"Starter homes" have long represented a segment of the housing market accessible to first-time buyers, giving them an entry point into homeownership which can later be leveraged into more comfortable digs. In the DC area, however, "starter" does not necessarily mean affordable.
A new Trulia analysis states that the median-priced starter home in the DC area costs 37 percent of the typical buyer's income. By Trulia's definition, a "starter" home is priced in the lowest third of the local market, yielding a median price of $249,900 in the DC area. By comparison, trade-up and premium homes in the region are quite affordable to their buyers, requiring 24 and 22 percent of income, respectively.
The affordability gap is on par with the rest of the country. Starter home buyers nationally tend to spend 37.7 percent of their incomes on the monthly mortgage. This is a notable jump in monthly payments compared to 2013 when the median home price was $169,900, requiring 27 percent of buyers' incomes.
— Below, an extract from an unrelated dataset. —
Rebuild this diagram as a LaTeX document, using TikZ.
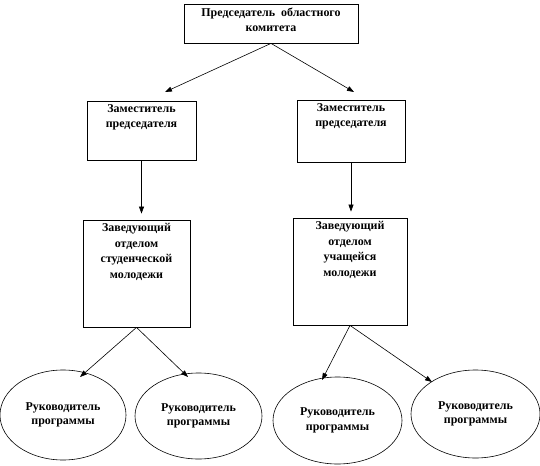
\documentclass[tikz,border=0pt]{standalone}
\usepackage{fontspec}
\setmainfont{Liberation Serif}
\usetikzlibrary{arrows.meta,shapes.geometric}
\tikzset{
  box/.style={draw,line width=0.8pt,inner sep=0pt,font=\bfseries\fontsize{12}{15.5}\selectfont},
  oval/.style={draw,ellipse,line width=0.6pt,inner sep=0pt,align=center,font=\bfseries\fontsize{12}{14.5}\selectfont},
  conn/.style={line width=0.6pt,-{Triangle[length=7pt,width=5pt]}}
}
\newcommand{\boxtext}[3]{\parbox[c][#2][t]{#1}{\centering\vspace*{3.5bp}#3\par}}
\begin{document}
\begin{tikzpicture}[x=1bp,y=-1bp]
\useasboundingbox (0,0) rectangle (540,466);
\node[box] (top) at (271,23.5) {\boxtext{174bp}{39bp}{Председатель\ \ областного\\ комитета}};
\node[box] (dl) at (141.5,130.5) {\boxtext{109bp}{59bp}{Заместитель\\ председателя}};
\node[box] (dr) at (351,131) {\boxtext{108bp}{62bp}{Заместитель\\ председателя}};
\node[box] (sl) at (136.5,273.5) {\boxtext{107bp}{107bp}{Заведующий\\ отделом\\ студенческой\\ молодежи}};
\node[box] (sr) at (350,271.5) {\boxtext{114bp}{107bp}{Заведующий\\ отделом\\ учащейся\\ молодежи}};
\node[oval,minimum width=126bp,minimum height=90bp] (e1) at (63,415) {Руководитель\\ программы};
\node[oval,minimum width=127bp,minimum height=86bp] (e2) at (198.5,416) {Руководитель\\ программы};
\node[oval,minimum width=129bp,minimum height=87bp] (e3) at (337.5,420.5) {Руководитель\\ программы};
\node[oval,minimum width=129bp,minimum height=88bp] (e4) at (475.5,414) {Руководитель\\ программы};
\coordinate (t1) at (165,92);
\coordinate (t2) at (354,92);
\coordinate (t3) at (80,377);
\coordinate (t4) at (188,377);
\coordinate (t5) at (322,380);
\coordinate (t6) at (432,382);
\draw[conn] (top.south) -- (t1);
\draw[conn] (top.south) -- (t2);
\draw[conn,shorten >=6bp] (dl.south) -- (dl.south |- sl.north);
\draw[conn,shorten >=6bp] (dr.south) -- (dr.south |- sr.north);
\draw[conn] (sl.south) -- (t3);
\draw[conn] (sl.south) -- (t4);
\draw[conn] (sr.south) -- (t5);
\draw[conn] (sr.south) -- (t6);
\end{tikzpicture}
\end{document}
It is typically recommended that one spend no more than 30 percent of their income on housing costs.
The Trulia study assumes a 20 percent down payment and a 30-year fixed-rate mortgage in order to determine the affordability of the median home. Adjusted 2016 American Community Survey income data is divided into thirds to correspond with each of the three home classifications — the bottom third of earners purchasing starter homes, the middle third of earners purchasing trade-up homes, and the top third of owners purchasing premium homes.